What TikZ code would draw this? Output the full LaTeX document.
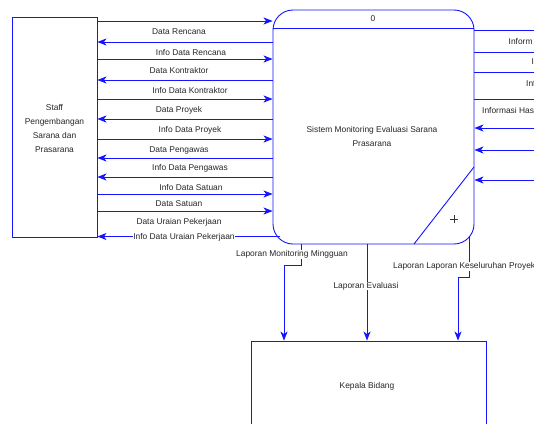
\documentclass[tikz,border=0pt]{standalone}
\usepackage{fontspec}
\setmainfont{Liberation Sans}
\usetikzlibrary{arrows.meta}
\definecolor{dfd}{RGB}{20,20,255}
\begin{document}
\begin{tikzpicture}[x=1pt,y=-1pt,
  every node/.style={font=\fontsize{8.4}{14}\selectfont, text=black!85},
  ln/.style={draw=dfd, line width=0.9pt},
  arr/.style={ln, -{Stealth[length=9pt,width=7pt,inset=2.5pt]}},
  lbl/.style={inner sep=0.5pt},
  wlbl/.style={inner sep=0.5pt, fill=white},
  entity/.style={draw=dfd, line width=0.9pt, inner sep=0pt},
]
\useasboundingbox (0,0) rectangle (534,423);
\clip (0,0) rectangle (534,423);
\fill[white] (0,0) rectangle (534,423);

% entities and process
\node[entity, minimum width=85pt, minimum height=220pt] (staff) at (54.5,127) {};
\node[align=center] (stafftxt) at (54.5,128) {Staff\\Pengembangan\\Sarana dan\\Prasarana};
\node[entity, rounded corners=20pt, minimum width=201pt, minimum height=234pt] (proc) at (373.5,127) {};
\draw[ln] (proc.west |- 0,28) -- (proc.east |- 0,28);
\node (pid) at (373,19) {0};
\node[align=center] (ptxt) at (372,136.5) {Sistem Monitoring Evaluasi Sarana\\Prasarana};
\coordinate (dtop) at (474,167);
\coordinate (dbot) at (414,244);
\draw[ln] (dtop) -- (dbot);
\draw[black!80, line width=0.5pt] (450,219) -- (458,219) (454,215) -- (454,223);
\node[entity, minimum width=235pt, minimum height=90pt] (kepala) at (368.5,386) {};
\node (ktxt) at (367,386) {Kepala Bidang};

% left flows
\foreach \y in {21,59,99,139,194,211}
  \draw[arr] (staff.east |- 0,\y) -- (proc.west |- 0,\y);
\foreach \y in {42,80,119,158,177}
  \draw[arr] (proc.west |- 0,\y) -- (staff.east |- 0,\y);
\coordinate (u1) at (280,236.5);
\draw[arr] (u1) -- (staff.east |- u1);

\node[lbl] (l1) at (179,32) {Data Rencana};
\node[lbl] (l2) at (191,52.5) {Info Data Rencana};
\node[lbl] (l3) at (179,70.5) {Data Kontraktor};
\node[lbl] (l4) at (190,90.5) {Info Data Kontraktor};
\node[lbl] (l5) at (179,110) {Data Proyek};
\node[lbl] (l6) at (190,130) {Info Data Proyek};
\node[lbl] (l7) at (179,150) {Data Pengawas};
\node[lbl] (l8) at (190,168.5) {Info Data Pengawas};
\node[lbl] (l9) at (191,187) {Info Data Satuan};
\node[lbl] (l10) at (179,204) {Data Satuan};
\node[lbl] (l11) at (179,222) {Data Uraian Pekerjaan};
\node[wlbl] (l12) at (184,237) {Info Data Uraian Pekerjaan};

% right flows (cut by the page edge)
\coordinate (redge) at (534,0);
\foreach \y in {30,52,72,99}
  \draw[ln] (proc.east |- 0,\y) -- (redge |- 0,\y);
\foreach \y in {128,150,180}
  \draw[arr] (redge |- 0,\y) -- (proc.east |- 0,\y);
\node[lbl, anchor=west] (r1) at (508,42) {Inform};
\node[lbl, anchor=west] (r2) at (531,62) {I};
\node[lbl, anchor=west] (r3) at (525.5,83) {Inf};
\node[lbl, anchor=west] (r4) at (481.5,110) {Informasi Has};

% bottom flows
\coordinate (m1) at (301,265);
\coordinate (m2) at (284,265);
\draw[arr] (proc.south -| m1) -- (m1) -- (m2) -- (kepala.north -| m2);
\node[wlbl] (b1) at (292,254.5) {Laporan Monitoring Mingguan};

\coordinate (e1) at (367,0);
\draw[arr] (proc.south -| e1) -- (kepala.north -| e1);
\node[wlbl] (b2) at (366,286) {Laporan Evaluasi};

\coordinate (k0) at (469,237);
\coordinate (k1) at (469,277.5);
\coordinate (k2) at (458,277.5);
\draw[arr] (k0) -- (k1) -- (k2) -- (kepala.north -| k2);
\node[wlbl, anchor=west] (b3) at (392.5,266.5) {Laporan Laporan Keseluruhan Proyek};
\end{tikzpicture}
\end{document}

**WHAT TO DO:** Go through the listing above and quote it exactly, apart from its images.

**COMPLETE OUTPUT:**
What TikZ code would draw this? Output the full LaTeX document.
\documentclass[tikz,border=0pt]{standalone}
\usepackage{fontspec}
\setmainfont{Liberation Sans}
\usetikzlibrary{arrows.meta}
\definecolor{dfd}{RGB}{20,20,255}
\begin{document}
\begin{tikzpicture}[x=1pt,y=-1pt,
  every node/.style={font=\fontsize{8.4}{14}\selectfont, text=black!85},
  ln/.style={draw=dfd, line width=0.9pt},
  arr/.style={ln, -{Stealth[length=9pt,width=7pt,inset=2.5pt]}},
  lbl/.style={inner sep=0.5pt},
  wlbl/.style={inner sep=0.5pt, fill=white},
  entity/.style={draw=dfd, line width=0.9pt, inner sep=0pt},
]
\useasboundingbox (0,0) rectangle (534,423);
\clip (0,0) rectangle (534,423);
\fill[white] (0,0) rectangle (534,423);

% entities and process
\node[entity, minimum width=85pt, minimum height=220pt] (staff) at (54.5,127) {};
\node[align=center] (stafftxt) at (54.5,128) {Staff\\Pengembangan\\Sarana dan\\Prasarana};
\node[entity, rounded corners=20pt, minimum width=201pt, minimum height=234pt] (proc) at (373.5,127) {};
\draw[ln] (proc.west |- 0,28) -- (proc.east |- 0,28);
\node (pid) at (373,19) {0};
\node[align=center] (ptxt) at (372,136.5) {Sistem Monitoring Evaluasi Sarana\\Prasarana};
\coordinate (dtop) at (474,167);
\coordinate (dbot) at (414,244);
\draw[ln] (dtop) -- (dbot);
\draw[black!80, line width=0.5pt] (450,219) -- (458,219) (454,215) -- (454,223);
\node[entity, minimum width=235pt, minimum height=90pt] (kepala) at (368.5,386) {};
\node (ktxt) at (367,386) {Kepala Bidang};

% left flows
\foreach \y in {21,59,99,139,194,211}
  \draw[arr] (staff.east |- 0,\y) -- (proc.west |- 0,\y);
\foreach \y in {42,80,119,158,177}
  \draw[arr] (proc.west |- 0,\y) -- (staff.east |- 0,\y);
\coordinate (u1) at (280,236.5);
\draw[arr] (u1) -- (staff.east |- u1);

\node[lbl] (l1) at (179,32) {Data Rencana};
\node[lbl] (l2) at (191,52.5) {Info Data Rencana};
\node[lbl] (l3) at (179,70.5) {Data Kontraktor};
\node[lbl] (l4) at (190,90.5) {Info Data Kontraktor};
\node[lbl] (l5) at (179,110) {Data Proyek};
\node[lbl] (l6) at (190,130) {Info Data Proyek};
\node[lbl] (l7) at (179,150) {Data Pengawas};
\node[lbl] (l8) at (190,168.5) {Info Data Pengawas};
\node[lbl] (l9) at (191,187) {Info Data Satuan};
\node[lbl] (l10) at (179,204) {Data Satuan};
\node[lbl] (l11) at (179,222) {Data Uraian Pekerjaan};
\node[wlbl] (l12) at (184,237) {Info Data Uraian Pekerjaan};

% right flows (cut by the page edge)
\coordinate (redge) at (534,0);
\foreach \y in {30,52,72,99}
  \draw[ln] (proc.east |- 0,\y) -- (redge |- 0,\y);
\foreach \y in {128,150,180}
  \draw[arr] (redge |- 0,\y) -- (proc.east |- 0,\y);
\node[lbl, anchor=west] (r1) at (508,42) {Inform};
\node[lbl, anchor=west] (r2) at (531,62) {I};
\node[lbl, anchor=west] (r3) at (525.5,83) {Inf};
\node[lbl, anchor=west] (r4) at (481.5,110) {Informasi Has};

% bottom flows
\coordinate (m1) at (301,265);
\coordinate (m2) at (284,265);
\draw[arr] (proc.south -| m1) -- (m1) -- (m2) -- (kepala.north -| m2);
\node[wlbl] (b1) at (292,254.5) {Laporan Monitoring Mingguan};

\coordinate (e1) at (367,0);
\draw[arr] (proc.south -| e1) -- (kepala.north -| e1);
\node[wlbl] (b2) at (366,286) {Laporan Evaluasi};

\coordinate (k0) at (469,237);
\coordinate (k1) at (469,277.5);
\coordinate (k2) at (458,277.5);
\draw[arr] (k0) -- (k1) -- (k2) -- (kepala.north -| k2);
\node[wlbl, anchor=west] (b3) at (392.5,266.5) {Laporan Laporan Keseluruhan Proyek};
\end{tikzpicture}
\end{document}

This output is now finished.